America tried — Christians included — to use the legislature to banish the misuse of alcohol by making alcohol illegal. Prohibition lasted from 1920–1933. It failed. My guess is that a better case could be made today to outlaw alcohol than to outlaw cannabis. Forty percent of all violent crimes involve alcohol, and forty percent of all fatal motor-vehicle accidents involve alcohol. We may find that the legalization of pot puts it in that category, but maybe not. In fact, from what I read, it’s probably not going to work that way. It doesn’t have those same kinds of effects.
Raising Miracles
My point is this: the focus and the moral energy of the church, the great majority of our effort, should not be on pursuing political and legal and cultural support for behaviors and attitudes we want to see in our children and in our churches. That is a misplaced focus. I’m not saying there’s no role for Christians in politics or legislatures where they can make their case for what they consider to be healthy for society. But I am saying that effort should never, never even come close to being the primary focus of pastors and parents.

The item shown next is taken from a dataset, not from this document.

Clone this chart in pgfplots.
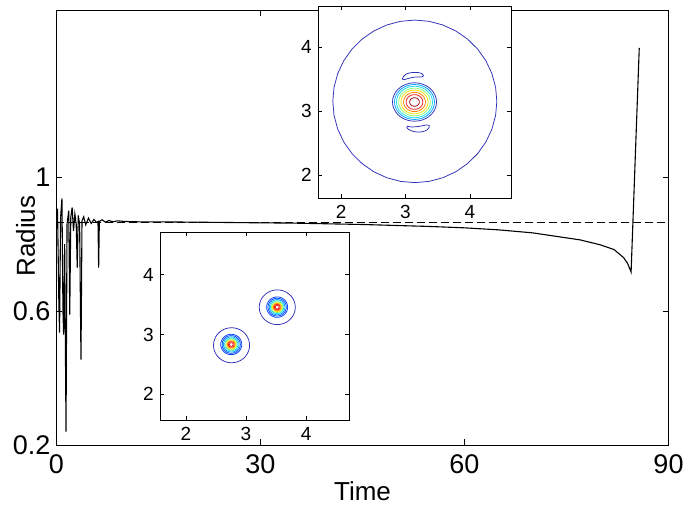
\documentclass[border=0pt]{standalone}
\usepackage{fontspec}
\setmainfont{Liberation Sans}
\usepackage{pgfplots}
\usepackage{pgfplotstable}
\pgfplotsset{compat=1.18}

\definecolor{cA}{rgb}{0.18,0.18,0.72}
\definecolor{cB}{rgb}{0.0,0.25,1.0}
\definecolor{cC}{rgb}{0.0,0.62,1.0}
\definecolor{cD}{rgb}{0.1,0.88,0.92}
\definecolor{cE}{rgb}{0.55,1.0,0.45}
\definecolor{cF}{rgb}{1.0,0.88,0.0}
\definecolor{cG}{rgb}{1.0,0.5,0.0}
\definecolor{cH}{rgb}{0.95,0.12,0.1}
\definecolor{cI}{rgb}{0.6,0.0,0.0}

\pgfplotstableread{
t r
0 0.87
0.15 0.906
0.35 0.62
0.45 0.536
0.6 0.88
0.8 0.937
0.95 0.60
1.05 0.53
1.2 0.80
1.4 0.24
1.55 0.86
1.8 0.90
1.95 0.59
2.1 0.88
2.3 0.91
2.5 0.84
2.7 0.89
2.9 0.86
3.05 0.73
3.2 0.886
3.4 0.86
3.6 0.455
3.75 0.87
4.0 0.882
4.3 0.858
4.7 0.878
5.1 0.862
5.5 0.874
5.9 0.865
6.1 0.868
6.2 0.73
6.3 0.868
6.7 0.873
7.2 0.866
7.7 0.871
8.3 0.867
9 0.870
10 0.868
12 0.867
15 0.867
20 0.866
25 0.865
30 0.864
35 0.863
40 0.861
45 0.859
50 0.856
55 0.853
60 0.849
65 0.843
70 0.834
74 0.822
77 0.813
80 0.798
82 0.784
83.4 0.760
84 0.742
84.5 0.717
85.7 1.387
}\radiusdata

\pgfplotstableread{
x y
1 0
0.9848 0.1736
0.9397 0.3420
0.8660 0.5
0.7660 0.6428
0.6428 0.7660
0.5 0.8660
0.3420 0.9397
0.1736 0.9848
0 1
-0.1736 0.9848
-0.3420 0.9397
-0.5 0.8660
-0.6428 0.7660
-0.7660 0.6428
-0.8660 0.5
-0.9397 0.3420
-0.9848 0.1736
-1 0
-0.9848 -0.1736
-0.9397 -0.3420
-0.8660 -0.5
-0.7660 -0.6428
-0.6428 -0.7660
-0.5 -0.8660
-0.3420 -0.9397
-0.1736 -0.9848
0 -1
0.1736 -0.9848
0.3420 -0.9397
0.5 -0.8660
0.6428 -0.7660
0.7660 -0.6428
0.8660 -0.5
0.9397 -0.3420
0.9848 -0.1736
1 0
}\unitcircle

% crescent shapes (upper inset)
\pgfplotstableread{
x y
2.95 3.50
2.97 3.54
3.02 3.58
3.10 3.60
3.20 3.60
3.26 3.58
3.28 3.55
3.24 3.53
3.15 3.53
3.05 3.51
2.98 3.49
2.95 3.50
}\crestop
\pgfplotstableread{
x y
3.03 2.76
3.10 2.75
3.22 2.76
3.32 2.78
3.37 2.77
3.36 2.73
3.31 2.69
3.22 2.67
3.12 2.68
3.05 2.71
3.02 2.74
3.03 2.76
}\cresbot

% ring: color, cx, cy, rx, ry
\newcommand{\ring}[5]{\addplot[#1, line width=0.75pt] table[x expr={#2+#4*\thisrow{x}}, y expr={#3+#5*\thisrow{y}}]{\unitcircle};}

\pgfplotsset{
  insetstyle/.style={
    scale only axis,
    anchor=south west,
    axis background/.style={fill=white},
    axis line style={line width=0.8pt, black},
    xtick={2,3,4}, ytick={2,3,4},
    major tick length=4pt,
    every tick/.style={black, line width=0.5pt},
    tick label style={font=\fontsize{19}{19}\selectfont, inner sep=0pt},
    /pgf/number format/assume math mode=true,
    xticklabel style={yshift=-7pt},
    yticklabel style={xshift=-6pt},
    clip=true,
  },
}

\begin{document}
\begin{tikzpicture}
\path[use as bounding box] (-56.5pt,-63pt) rectangle (627.5pt,445pt);
\begin{axis}[
  scale only axis,
  at={(0pt,0pt)}, anchor=south west,
  width=612pt, height=435pt,
  xmin=0, xmax=90, ymin=0.2, ymax=1.5,
  xtick={0,30,60,90}, ytick={0.2,0.6,1},
  axis line style={line width=0.9pt, black},
  major tick length=6pt,
  every tick/.style={black, line width=0.6pt},
  tick label style={font=\fontsize{27}{27}\selectfont, inner sep=0pt},
  /pgf/number format/assume math mode=true,
  xticklabel style={yshift=-9pt},
  yticklabel style={xshift=-6pt},
  xlabel={Time}, ylabel={Radius},
  every axis x label/.style={at={([yshift=-55pt]axis description cs:0.5,0)}, anchor=base, font=\fontsize{26}{26}\selectfont},
  every axis y label/.style={at={([xshift=-21.5pt]axis description cs:0,0.48)}, anchor=base, rotate=90, font=\fontsize{26}{26}\selectfont},
]
\addplot[black, dash pattern=on 8pt off 4pt, line width=0.8pt] coordinates {(0,0.866) (90,0.866)};
\addplot[black, line width=1.1pt] table[x=t, y=r]{\radiusdata};
\end{axis}

% upper inset
\begin{axis}[insetstyle, at={(261.5pt,247pt)}, width=193pt, height=192pt,
  xmin=1.64, xmax=4.64, ymin=1.64, ymax=4.64]
\ring{cA}{3.145}{3.15}{1.275}{1.27}
\addplot[cA, line width=0.75pt, smooth] table{\crestop};
\addplot[cA, line width=0.75pt, smooth] table{\cresbot};
\ring{cA}{3.14}{3.14}{0.342}{0.30}
\ring{cC}{3.14}{3.14}{0.31}{0.273}
\ring{cD}{3.14}{3.14}{0.28}{0.246}
\ring{cE}{3.14}{3.14}{0.245}{0.216}
\ring{cF}{3.14}{3.14}{0.21}{0.185}
\ring{cG}{3.14}{3.14}{0.17}{0.15}
\ring{cH}{3.14}{3.14}{0.13}{0.115}
\ring{cI}{3.14}{3.14}{0.075}{0.066}
\end{axis}

% lower inset
\begin{axis}[insetstyle, at={(103.5pt,25pt)}, width=189pt, height=188pt,
  xmin=1.5708, xmax=4.7124, ymin=1.5708, ymax=4.7124]
\ring{cA}{2.76}{2.82}{0.30}{0.293}
\ring{cB}{2.755}{2.833}{0.175}{0.17}
\ring{cB}{2.755}{2.833}{0.152}{0.148}
\ring{cC}{2.755}{2.833}{0.13}{0.127}
\ring{cD}{2.755}{2.833}{0.11}{0.107}
\ring{cE}{2.755}{2.833}{0.093}{0.09}
\ring{cF}{2.755}{2.833}{0.077}{0.075}
\ring{cG}{2.755}{2.833}{0.062}{0.06}
\ring{cH}{2.755}{2.833}{0.046}{0.045}
\ring{cH}{2.755}{2.833}{0.03}{0.03}
\ring{cA}{3.52}{3.455}{0.30}{0.29}
\ring{cB}{3.518}{3.457}{0.175}{0.17}
\ring{cB}{3.518}{3.457}{0.152}{0.148}
\ring{cC}{3.518}{3.457}{0.13}{0.127}
\ring{cD}{3.518}{3.457}{0.11}{0.107}
\ring{cE}{3.518}{3.457}{0.093}{0.09}
\ring{cF}{3.518}{3.457}{0.077}{0.075}
\ring{cG}{3.518}{3.457}{0.062}{0.06}
\ring{cH}{3.518}{3.457}{0.046}{0.045}
\ring{cH}{3.518}{3.457}{0.03}{0.03}
\end{axis}
\end{tikzpicture}
\end{document}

“Our primary focus should be to do what only the Bible and only the gospel and only the Holy Spirit can do.”
The primary focus should be to do what only the Bible and only the gospel and only the Holy Spirit and the truth and Jesus can do in transforming human beings into the kind of Christ-exalting, Spirit-dependent, God-glorifying people who freely choose not to use drugs — whether caffeine or alcohol or cannabis or cocaine or meth or heroin — to escape into a world where Christ is less clearly perceived, and the Scriptures are less understood and precious, and the Spirit is less personal, and the glory of God is less satisfying, and the way of righteousness is less defined, and the path of obedience is less compelling. We want Christians who freely reject anything that would put them in that kind of mindset.
To be a Christian, a true Christian, is a very radical thing. It’s a miraculous thing. It’s a supernatural thing. It requires not a little bit of effort while we try to get the world on our side — which, by definition, is never going to happen. It requires the whole focus of the pastoral ministry — evangelizing and preaching and worshiping and counseling and teaching and setting radical examples for the people. It requires focus — Spirit-dependent, Bible-saturated efforts of parents to call down the miracle, through their parenting and through the church, of the creation of young people who are joyfully willing to be out of step with the world.
That’s the message, I think, God is sending us in the destigmatization and normalization and legalization of behaviors and attitudes and drugs that we think are out of step with the gospel. It’s a call to be the church and to be the home.